According to the New York Times, Health Section, January 13, 2010, “The percentages [of obese people in the US] have topped out at very high numbers. Nearly 34 percent of adults are obese, more than double the percentage 30 years ago. The share of obese children tripled during that time, to 17 percent.”

So now, on top of all our other addictions, it turns out we’re addicted to food.  Do yourself a favor.  Take a copy of Isaiah 58 with you and go to the Mall at lunchtime.  Now seat yourself where you can get a good panorama of the food court.  You need to be hungry and ready to eat for this assignment to work.   

A lot of people here in the West have a really hard time understanding why someone might fast.  The whole practice seems like religious ritual or an exercise in self-denial, and seems to run contrary to what might be considered healthy.  

Enter Isaiah.  It turns out that fasting really is healthy if one of your addictions happens to be food.  Here are the health benefits of fasting:  to loose the bonds of wickedness, to undo the straps of the yoke, to let the oppressed go free, and to break every yoke.  I’m not joking here.  Fasting in a limited way really will help you break the oppression of addiction. 

Here’s where you need to stop reading and take a really good look around the food court.  What do you see?  What kind of food is being offered?  Note the weight of so many of the people – half of them obese teens – standing in line for the stuff. 

But there’s another reason to fast.  When you see others strapped tightly in the bonds of wickedness or yoked to slavery; oppressed by evil overseers who take no care of those they enslave, but are merely out for personal gain or domination, wouldn’t you want to do something proactive to help change their condition?  A cry to God is the best thing you can issue.  Protesting in the streets rarely changes a social ill (though it does sometimes).  Taking up arms is the last thing that ever redresses a social ill.

On the other hand, there have been some notable fasts that did bring social ills to the attention of world governments.   In 1920, 1932, and most successfully in 1948, Mohandas K. Ghandi fasted, and ultimately brought the British government to its knees.  Fasting as a method of non-violent protest works.  How much more do you think a fast with purpose can move the forces in heavenly places and bring attention for your cause before God?

There are other benefits to fasting.  It makes what you have stretch further.  The food on your shelves can now feed twice as many people.  Are you sitting in the Mall with Isaiah the way I assigned you to?  You have money in your pocket you would have spent on that Mall Junk, right?  You may have also been planning on “picking up a few things” while you shopped.  Go to whatever stores you were planning on patronizing and take a calculator with you.  Total how much you honestly would have bought today, including the cost of your lunch.  Now write a check to your favorite charity and send it off.  You didn’t need that stuff anyway.  Fasting from commerce today has given you the opportunity to put your faith into action.

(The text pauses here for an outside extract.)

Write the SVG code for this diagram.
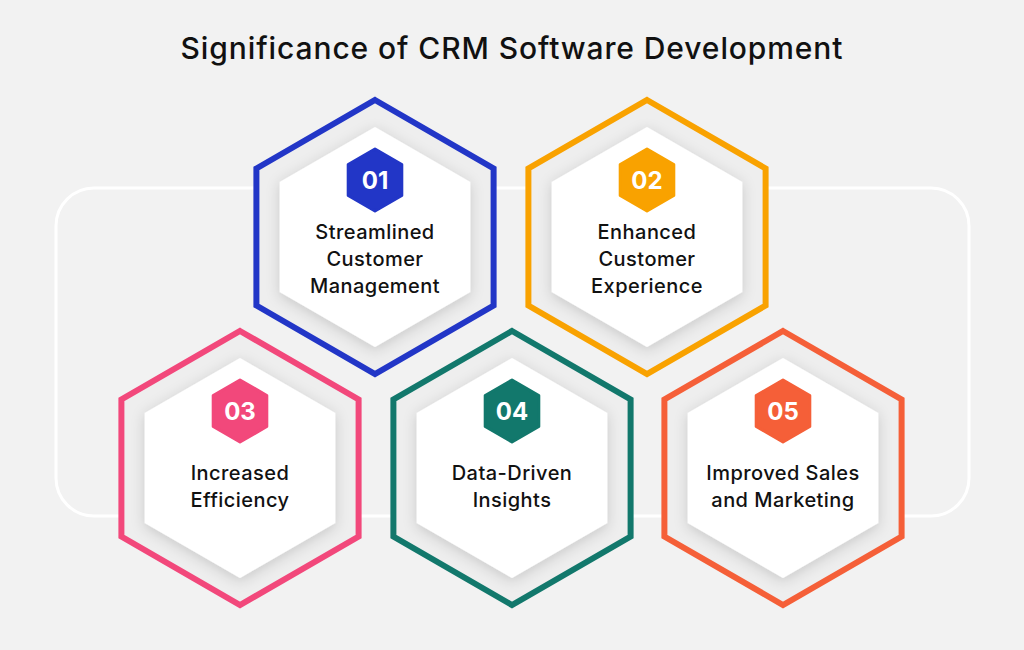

The next step, of course, is the hardest.  Jesus told his disciples that if they wanted to be first in the kingdom they had to serve most.  The gospel always works backward from the way we thought.  God wants you to bring your fasting back home with you from the Mall.   Fast at home, Isaiah says, then invite someone in need home to share the bread you were able to save.  Fast the space you occupy, and bring someone in need home to share your house with you.  Fast the clothes you own and bring some to someone in need that you might share them with that person.  Does God quite literally and really mean for us to do THAT?  Yes.

Finally, Isaiah adds this odd statement, “and not hide yourself from your own flesh.”  When we fast, Jesus tells us to do it in secret (Matthew 6:18).  But in this case, if I actually invited the poor and needy into my home to share our food, space, and clothes, it would be pretty difficult for me to keep it from my own family.   So the deed I’m going to do “in secret” is actually one I’m going to involve my immediate family in so that they too can benefit from the blessing, and learn to live in community and to live as the incarnation of Jesus in the world. 

It is also possible people in Israel in 700 BC had become so selfish that when they saw their own family members coming begging for bread, they hid (taking the text quite literally), so as not to have to share with even them.  

One last thing to notice about the people who stand in line for fast food at the mall: they’re often alone.  You don’t see a lot of people eating alone in fine dining restaurants, because the experience is designed for quiet conversation and socializing.  But I’ve eaten more than my share of Taco Bell, McDonald’s, Wendy’s, and Burger King sitting alone in my Honda or eating off a plastic tray, seated on a plastic disc, affixed to a plastic table at the Mall.  This practice now seems ever so ridiculous to me.  No one with a house, two cars, and a family can possibly be that hungry.

Then shall your light break forth like the dawn, and your healing shall spring up speedily; your righteousness shall go before you; the glory of the LORD shall be your rear guard.  Then you shall call, and the LORD will answer; you shall cry, and he will say, ‘Here I am.’